COTTO’s Pætchwork collection, a design by Piero Lissoni, launched for the first time with success during the Milan Design Week 2015, marries oriental artistry to the West’s rigorous design standards which creates products in the ‘Sophisticated Simplicity’ style.
This year, COTTO Another Perspective 4 invites 8 groups of designers and architects from 6 countries, together with COTTO’s Creative & Design Office, to explore various design perspectives of 9 different forms that can be applied to the Pætchwork collection. All designs are exhibited at Ventura Lambrate during Milan Design Week.
For the first one, Waterscape is a set of floating bath toys designed by De Intuïtiefabriek, an all-female design studio in the Netherlands, with an inspiration from COTTO’s new Pætchwork collection that reflects through colorful shapes in different structure and types of foam and plastic.
Pond / Slab / Frost – a set of three lamps by Ferréol Babin – a young French designer, is inspired by a detail, an accessory, a material or a shape that can normally been found in bathrooms. The first lamp is inspired by the small containers and holders for accessories. The shape of the second lamp is a wall light that is inspired from ceramic tiles. The third one takes the shape of the small bottles of dispensers and transforms to a tray with glass containers that emit light.
Piet by Meike Langer – a German designer, is a series of two wall mirrors and a hand mirror inspired by the Pætchwork Collection. The mirrors are suspended from the wall by a light steel structure. Their distance to the wall gives them a floating appearance whereas the intersecting bars relate to textile and graphic patterns.
ChimChim by Rui Pereira and Ryosuke Fukusada is a set of diffusers which allows the user to mix and match the five different materials to create 25 different combinations. The materials of bottles’s surface are made of natural elements such as marble, red clay, Hinoki wood, biscuit porcelain and brass. These natural surfaces together with the scent made of dried flowers can enhance the absorption of the scent into the material.
Next, the cabinet under the basin which is a way to patch material and form named Cove Cabinet, is designed by Thai designer – Studio 248. The rectangle and the circle of the cabinet are assigned two separate tasks; the rectangular plate covers the cabite which is the circular plat itself. Also, the rectangular cover can slide from left to right, so it can hide objects behind the cabinet by using the pattern of the Pætchwork and laser on the cover plate.

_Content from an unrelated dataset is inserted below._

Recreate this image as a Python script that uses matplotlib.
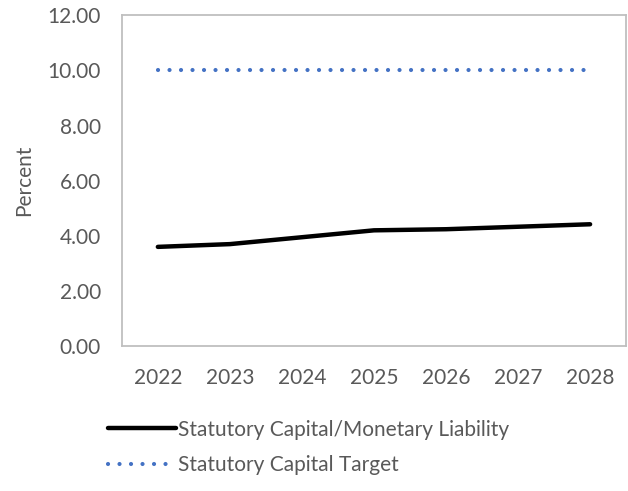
import matplotlib.pyplot as plt

years = ['2022', '2023', '2024', '2025', '2026', '2027', '2028']
capital_ratio = [3.60, 3.70, 3.95, 4.20, 4.24, 4.33, 4.42]
capital_target = [10.0, 10.0, 10.0, 10.0, 10.0, 10.0, 10.0]

plt.rcParams['font.family'] = ['Lato', 'DejaVu Sans']

fig = plt.figure(figsize=(6.28, 4.91), dpi=100)
ax = fig.add_axes([0.194, 0.295, 0.803, 0.674])

x = range(len(years))
ax.plot(x, capital_ratio, color='black', lw=3.2, solid_capstyle='round',
        label='Statutory Capital/Monetary Liability')
ax.plot(x, capital_target, color='#4472C4', lw=3, linestyle=(0, (0.01, 2.75)),
        dash_capstyle='round', label='Statutory Capital Target')

ax.set_xlim(-0.5, 6.5)
ax.set_ylim(0, 12)
ax.set_yticks([0, 2, 4, 6, 8, 10, 12])
ax.set_yticklabels([f'{v:.2f}' for v in [0, 2, 4, 6, 8, 10, 12]])
ax.set_xticks(list(x))
ax.set_xticklabels(years)
ax.tick_params(length=0, labelsize=15, colors='#595959')
ax.tick_params(axis='y', pad=15)
ax.tick_params(axis='x', pad=16)
ax.set_ylabel('Percent', fontsize=15, color='#595959', labelpad=10)
for s in ax.spines.values():
    s.set_color('#BFBFBF')
    s.set_linewidth(1.3)

fig.legend(loc='upper left', bbox_to_anchor=(0.158, 0.162), frameon=False,
           fontsize=15, labelcolor='#595959', handlelength=3.3,
           handletextpad=0.1, labelspacing=0.75, borderaxespad=0)

fig.savefig('out.png', dpi=100)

Another work from Thai designer – Lines by Thinkk Studio, is a bench for shower area that adheres to simplicity and straightforward-ness of the straights lines of the wood that cross over each other on two layers.
Where there’s a will… there’s a way is a design by landscape architectural design studio – T.R.O.P. The purpose of this design is to camouflage a flower vase into Pætchwork Collection’s tiles on the wall.
Grid, designed by Thomas Schnur, translates the 2D Lines of the tiles from Cotto’s Patchwork Collection into a functional three-dimensional object for daily uses like clothing rail in the bathroom or sleeping area.
Last but not least, Tray by COTTO’s Creative & Design Office is a set of stacked boxes with modular system provides diverse storage solution hinged upon user’s creativity. With genuine teak and Lissoni’s latest tile design for COTTO – Pætchwork, creating artful and delicate box set that can fit in any rooms.